The New Hampshire Public Utilities Commission is calling for utilities to file proposals by April 1 to address the effects of the changes in tax laws, including financial information that is sufficient to establish a revenue requirement that reflects prospectively the impacts of those changes.
The filing is to include a calculation of any deferred liability accrued by report date and any liability projected to be accrued until the time when final rates are next issued in accordance with a general rate case. The commission said that the filing is to also include a plan for providing periodic reports on the accrual and extinguishment of the deferred liability, including an outline of the financial information the utility would expect to file that would be sufficient to establish a revenue requirement that reflects the impact of the tax law changes.
As noted in the order, at the end of December 2017, Congress voted, and the president signed into law, major federal tax law changes (referred to in the order as the 2017 Tax Act), effective for tax year 2018.
Among other things, the 2017 Tax Act substantially reduces the corporate income tax rate from 35% to 21%, effective this year, and affects the deferred tax reserve that must be normalized for the benefit of customers, the commission said.
In addition, in 2018, the New Hampshire Business Enterprise Tax (BET) rate will fall from 0.72% to 0.675%, and the Business Profits Tax (BPT) will decline from 8.2% to 7.9%, the commission said.

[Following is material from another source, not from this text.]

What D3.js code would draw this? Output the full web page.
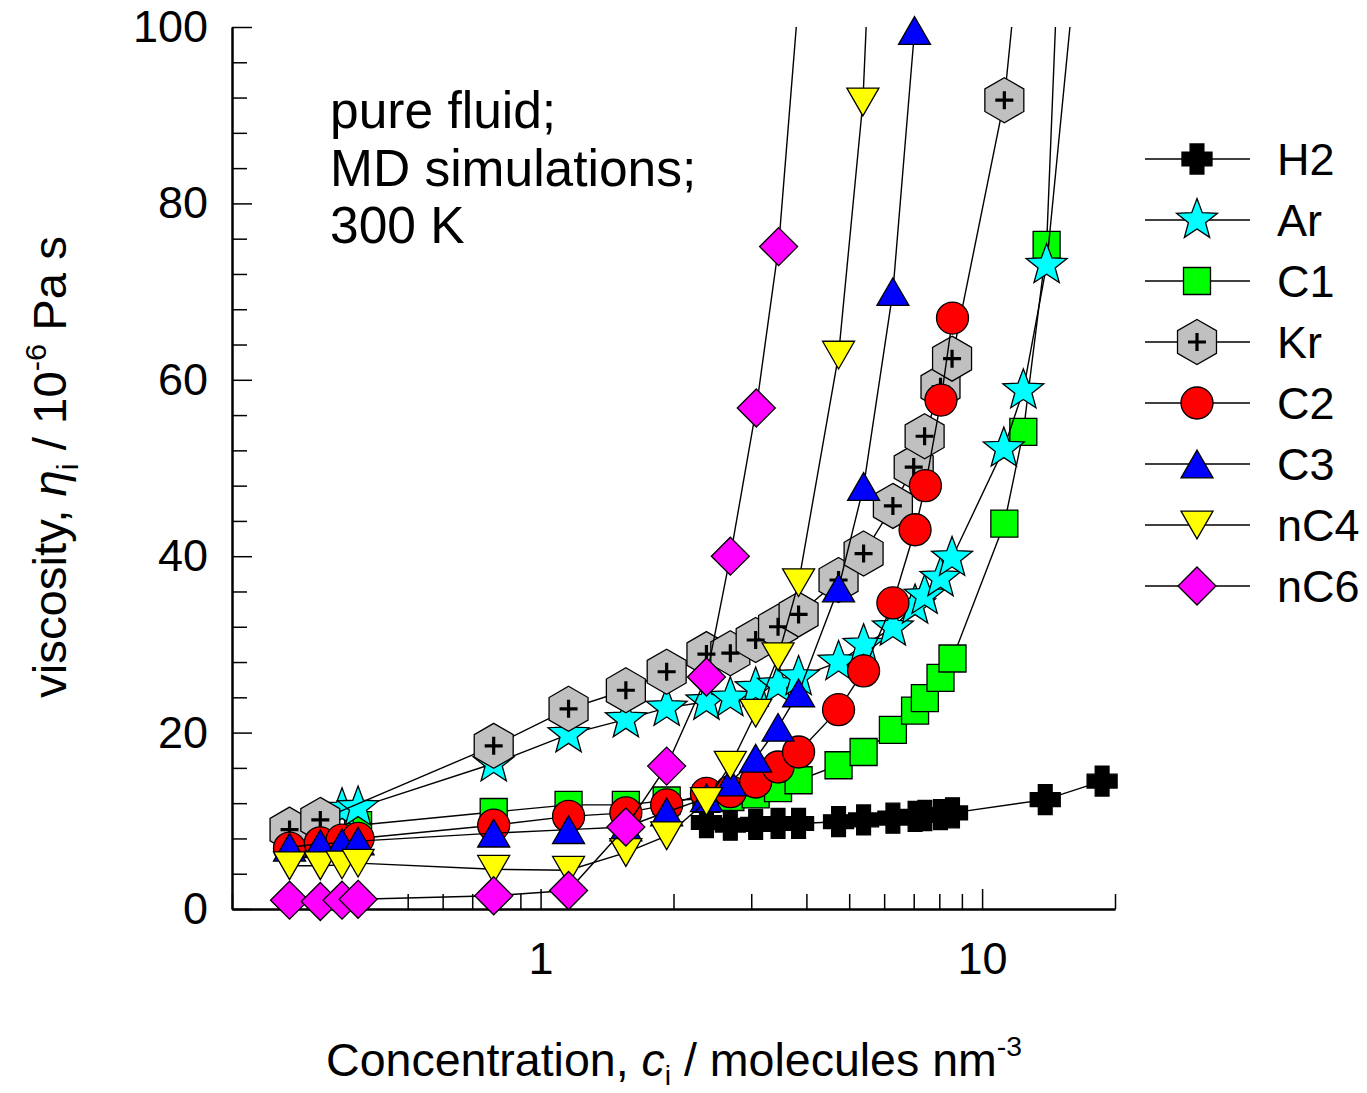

Investor-owned public utilities regulated in New Hampshire recover the costs of the applicable federal and state taxes from utility customers through rates established by the commission in periodic rate cases specific to each utility, the commission said, noting that those rate cases allow it to fully investigate the costs and revenues required for the prudent operation of each utility.
The commission noted that the revenue impacts of the 2017 Tax Act and the changes in New Hampshire’s business taxes, in general, occur outside of a normal rate case, are likely material, and constitute an event outside the utility’s control.
The commission said that it determines that it is necessary to investigate how the 2017 Tax Act and the reductions to the BPT and BET will affect the expenses of each of the New Hampshire public utilities. If the changes in the tax laws will reduce the tax obligations and increase the net incomes of those utilities, then it will be necessary to determine how those reduced obligations should be reflected in rates, the commission said.
To that end, the commission said that it requires all regulated electric, gas, sewer, and water utilities in New Hampshire to record on their books as a deferred liability, in an appropriate account, the estimated reduction in federal income tax resulting from the 2017 Tax Act, as well as the estimated reduction in the state BET and BPT.
The commission said that the entries for the deferral are to be calculated using the methodology it uses in setting revenue requirements as such: each utility is to take the equity currently invested in rate base, multiplied by the last-approved return on equity, to derive an equity return; and then calculate relative to that return the difference between the gross-up for a federal income tax of 35% and for a federal income tax of 21%, as well as for the reductions in BET and BPT.
The difference is to be entered as a deferred liability until final rates are established for the utility in a general rate case, or until otherwise ordered by the commission. The commission added that each public utility subject to this notice is to calculate the excess deferred tax reserve caused by the reduction in the corporate federal income tax rate, and recognize as a deferred liability the estimated reduction of the utility’s revenue requirement.
The commission noted that it is investigating rate cases of several utilities, which are to consider whether a rate reduction associated with the reduced tax obligations of the 2017 Tax Act, BET, and BPT, can be effected within the schedule for those rate cases and are to also comply with the filing requirements described in the order.
Liberty Utilities (Granite State Electric) d/b/a Liberty Utilities and Unitil Energy Systems (UES) concluded rate cases within the last year, the commission said, adding that their respective rate agreements contain a provision on the method by which they are to manage exogenous events. While changes in tax law are typically treated as exogenous events, the commission declines to make that finding under the two approved rate case settlements at this time, and requires Granite State Electric and UES to comply by April 1 with the reporting requirements.
Among other things, the commission also said that it intends to open a separate docket for each of the filings received and will consider appropriate rate impacts in those company-specific dockets.